**Given data**
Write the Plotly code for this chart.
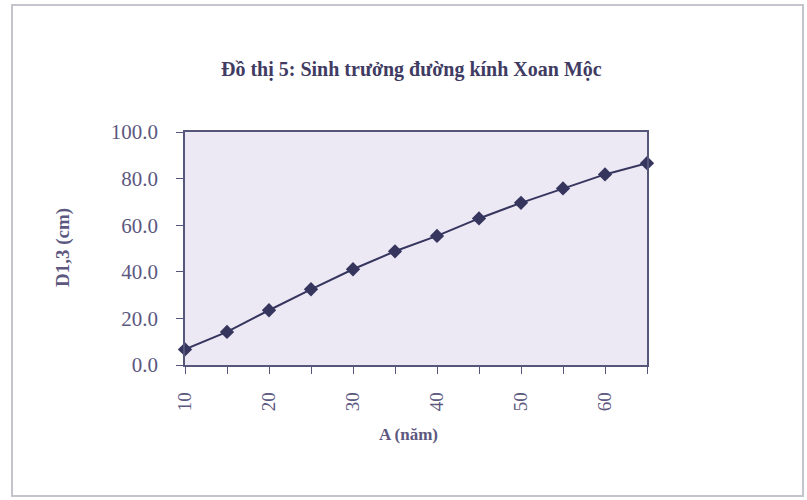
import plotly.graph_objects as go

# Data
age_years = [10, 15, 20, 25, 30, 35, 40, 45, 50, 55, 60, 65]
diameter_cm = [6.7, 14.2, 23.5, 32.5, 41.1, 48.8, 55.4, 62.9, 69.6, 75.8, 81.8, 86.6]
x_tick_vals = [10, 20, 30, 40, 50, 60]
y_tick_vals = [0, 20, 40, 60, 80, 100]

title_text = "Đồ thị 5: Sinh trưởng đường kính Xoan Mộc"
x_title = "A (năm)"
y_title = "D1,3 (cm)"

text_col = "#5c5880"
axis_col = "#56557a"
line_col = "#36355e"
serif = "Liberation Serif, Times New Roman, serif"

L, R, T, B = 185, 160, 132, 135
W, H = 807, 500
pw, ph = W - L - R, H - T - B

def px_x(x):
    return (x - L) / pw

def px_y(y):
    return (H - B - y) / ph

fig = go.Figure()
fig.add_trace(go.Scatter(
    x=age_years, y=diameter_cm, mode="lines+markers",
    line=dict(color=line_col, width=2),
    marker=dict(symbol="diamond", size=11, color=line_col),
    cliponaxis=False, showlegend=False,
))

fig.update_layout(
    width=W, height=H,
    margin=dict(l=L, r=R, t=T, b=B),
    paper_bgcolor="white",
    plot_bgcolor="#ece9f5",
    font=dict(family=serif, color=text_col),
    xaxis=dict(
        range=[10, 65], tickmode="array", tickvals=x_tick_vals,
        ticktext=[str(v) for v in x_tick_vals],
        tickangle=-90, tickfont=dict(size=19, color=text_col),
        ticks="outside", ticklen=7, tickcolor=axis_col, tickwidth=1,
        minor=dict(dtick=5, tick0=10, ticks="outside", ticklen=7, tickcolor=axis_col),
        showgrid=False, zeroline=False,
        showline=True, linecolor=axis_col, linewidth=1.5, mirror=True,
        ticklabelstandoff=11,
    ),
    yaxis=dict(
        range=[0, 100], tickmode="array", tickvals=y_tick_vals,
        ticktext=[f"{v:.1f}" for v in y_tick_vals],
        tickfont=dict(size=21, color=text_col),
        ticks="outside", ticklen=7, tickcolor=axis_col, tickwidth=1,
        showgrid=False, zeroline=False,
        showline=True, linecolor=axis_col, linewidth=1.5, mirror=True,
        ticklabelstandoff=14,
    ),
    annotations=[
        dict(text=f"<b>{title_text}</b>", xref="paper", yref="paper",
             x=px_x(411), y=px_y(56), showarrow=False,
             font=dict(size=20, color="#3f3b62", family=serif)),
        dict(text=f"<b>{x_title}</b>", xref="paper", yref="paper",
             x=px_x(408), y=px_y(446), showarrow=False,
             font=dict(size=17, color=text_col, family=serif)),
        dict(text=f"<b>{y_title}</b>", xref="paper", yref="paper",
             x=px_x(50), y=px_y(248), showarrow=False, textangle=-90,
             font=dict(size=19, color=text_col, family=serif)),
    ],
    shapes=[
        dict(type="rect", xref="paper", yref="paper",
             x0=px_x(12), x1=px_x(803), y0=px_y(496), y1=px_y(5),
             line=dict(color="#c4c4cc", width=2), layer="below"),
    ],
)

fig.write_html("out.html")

**Short problem**
Leave the pictures out and output the rest of the listing exactly.

**Response**
Write the Plotly code for this chart.
import plotly.graph_objects as go

# Data
age_years = [10, 15, 20, 25, 30, 35, 40, 45, 50, 55, 60, 65]
diameter_cm = [6.7, 14.2, 23.5, 32.5, 41.1, 48.8, 55.4, 62.9, 69.6, 75.8, 81.8, 86.6]
x_tick_vals = [10, 20, 30, 40, 50, 60]
y_tick_vals = [0, 20, 40, 60, 80, 100]

title_text = "Đồ thị 5: Sinh trưởng đường kính Xoan Mộc"
x_title = "A (năm)"
y_title = "D1,3 (cm)"

text_col = "#5c5880"
axis_col = "#56557a"
line_col = "#36355e"
serif = "Liberation Serif, Times New Roman, serif"

L, R, T, B = 185, 160, 132, 135
W, H = 807, 500
pw, ph = W - L - R, H - T - B

def px_x(x):
    return (x - L) / pw

def px_y(y):
    return (H - B - y) / ph

fig = go.Figure()
fig.add_trace(go.Scatter(
    x=age_years, y=diameter_cm, mode="lines+markers",
    line=dict(color=line_col, width=2),
    marker=dict(symbol="diamond", size=11, color=line_col),
    cliponaxis=False, showlegend=False,
))

fig.update_layout(
    width=W, height=H,
    margin=dict(l=L, r=R, t=T, b=B),
    paper_bgcolor="white",
    plot_bgcolor="#ece9f5",
    font=dict(family=serif, color=text_col),
    xaxis=dict(
        range=[10, 65], tickmode="array", tickvals=x_tick_vals,
        ticktext=[str(v) for v in x_tick_vals],
        tickangle=-90, tickfont=dict(size=19, color=text_col),
        ticks="outside", ticklen=7, tickcolor=axis_col, tickwidth=1,
        minor=dict(dtick=5, tick0=10, ticks="outside", ticklen=7, tickcolor=axis_col),
        showgrid=False, zeroline=False,
        showline=True, linecolor=axis_col, linewidth=1.5, mirror=True,
        ticklabelstandoff=11,
    ),
    yaxis=dict(
        range=[0, 100], tickmode="array", tickvals=y_tick_vals,
        ticktext=[f"{v:.1f}" for v in y_tick_vals],
        tickfont=dict(size=21, color=text_col),
        ticks="outside", ticklen=7, tickcolor=axis_col, tickwidth=1,
        showgrid=False, zeroline=False,
        showline=True, linecolor=axis_col, linewidth=1.5, mirror=True,
        ticklabelstandoff=14,
    ),
    annotations=[
        dict(text=f"<b>{title_text}</b>", xref="paper", yref="paper",
             x=px_x(411), y=px_y(56), showarrow=False,
             font=dict(size=20, color="#3f3b62", family=serif)),
        dict(text=f"<b>{x_title}</b>", xref="paper", yref="paper",
             x=px_x(408), y=px_y(446), showarrow=False,
             font=dict(size=17, color=text_col, family=serif)),
        dict(text=f"<b>{y_title}</b>", xref="paper", yref="paper",
             x=px_x(50), y=px_y(248), showarrow=False, textangle=-90,
             font=dict(size=19, color=text_col, family=serif)),
    ],
    shapes=[
        dict(type="rect", xref="paper", yref="paper",
             x0=px_x(12), x1=px_x(803), y0=px_y(496), y1=px_y(5),
             line=dict(color="#c4c4cc", width=2), layer="below"),
    ],
)

fig.write_html("out.html")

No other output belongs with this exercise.